“Quella che abbiamo visto a gennaio e febbraio è probabilmente solo la prima fase di un movimento che vedrà nuove crisi nell’autunno”. Lo ha spiegato Lucio Caracciolo, direttore della rivista di geopolitica Limes, intervenendo all’incontro organizzato da GVC “Tunisia, Libia, Egitto, Siria, Yemen: la democrazia non può (più) attendere” in Cappella Farnese a Palazzo d’Accursio, a Bologna. Un appuntamento al quale hanno partecipato anche – oltre al direttore e al presidente di GVC – il neo sindaco della città Virginio Merola e Luciano Vecchi, consigliere regionale e membro della Presidenza del Partito Socialista Europeo.
Lucio Caracciolo dopo aver fatto un quadro della situazione, ha indicato cosa andrebbe fatto per i Paesi della sponda sud per aiutarli ad intraprendere la via dello sviluppo democratico. “Dopo decenni di sottomissione a dittature autoritarie si è assistito alla prima vera rivolta araba della storia moderna, portata avanti da una popolazione per lo più giovane. Due dittatori come Ben Ali e Mubarak, rispettivamente di Tunisia ed Egitto, sono stati spodestati dalla forza della piazza. Le vittorie ottenute da questi due Paesi hanno inevitabilmente innescato disordini anche in Algeria, Libia, Yemen e Siria. Se una situazione del genere si fosse verificata in Arabia Saudita, ci saremmo trovati sicuramente di fronte ad una crisi energetica ed economica senza precedenti.
“Un ruolo centrale nella mobilitazione – ha proseguito il direttore di Limes – è stato ricoperto dalle televisioni satellitari, Al Jazeera la capofila, ma anche dai social network come Facebook e Twitter, mezzi di comunicazione che sono riusciti a portare in piazza milioni di persone che mai hanno toccato un computer in vita loro. “Parliamo di Paesi in cui spesso lo Stato, come lo conosciamo noi, non esiste o comunque non ha radici storiche. Il caso più clamoroso è quello della Libia, un Paese creato dagli italiani negli anni Trenta, dall’unione di Tripolitania e Cirenaica - due Regioni sottratte al controllo di Costantinopoli - e che è stato tenuto insieme da un dittatore come Gheddafi. In poche settimane di guerra in Libia è tornata la divisione in due del territorio: la Tripolitania, in mano a Gheddafi e la Cirenaica, in buona parte controllata dai ribelli”.

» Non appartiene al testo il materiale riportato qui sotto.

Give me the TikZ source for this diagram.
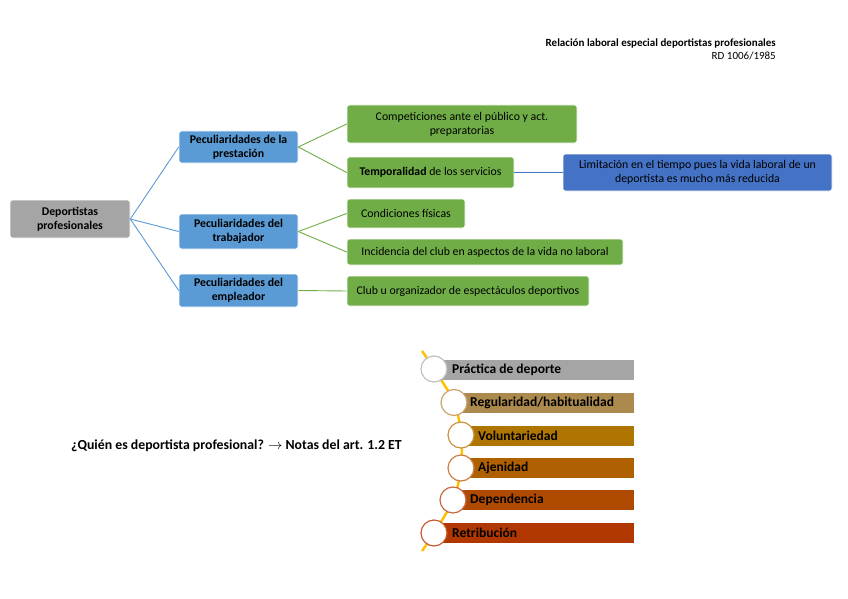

“Anche in Egitto, il Paese più importante del nord Africa dal punto di vista demografico – ha continuato Caracciolo – regna un contesto di incertezza. Soprattutto nei grandi centri urbani come Il Cairo, dove la popolazione è compresa tra i 20 ed i 30 milioni di abitanti (non si sa con certezza), la situazione è difficilmente controllabile. Aggiungerei che quella che abbiamo visto a gennaio e febbraio è probabilmente solo la prima fase di un movimento che vedrà nuove crisi nell’autunno. In nessuno di questi Paesi si può parlare di rivoluzione nel senso che noi diamo comunemente a questa parola perchè oltre alla caduta del dittatore non è stato proposto un altro leader o un’ideologia, neanche religiosa. La cosa certa è che, al di là di democrazia e libertà, restano da risolvere molti problemi di carattere puramente economico”.
“Noi Paesi occidentali - ha concluso Caracciolo - abbiamo fino ad oggi ignorato buona parte di quel mondo. Credo che la prima cosa da fare ora sia riprendere un rapporto, prima di tutto dal punto di vista politico, per costruire progetti di scambio sia commerciale che culturale. Sul versante economico, non possiamo non investire in ciò che ci tiene in contatto con gli altri Paesi affacciati sul Mediterraneo. Intendo dire in questo senso che la situazione portuale italiana, ma soprattutto retroportuale – la rete stradale e quella ferroviaria – va rivista. Un altro sforzo va fatto dal punto di vista culturale: è necessario un investimento in conoscenza da parte dell’Italia, anche attraverso la selezione, con borse di studio, di studenti e ricercatori provenienti dai Paesi della sponda meridionale del Mediterraneo. Tutto ciò aiuterebbe loro, ma anche noi, in quanto porterebbe alla nascita di nuove relazioni commerciali”.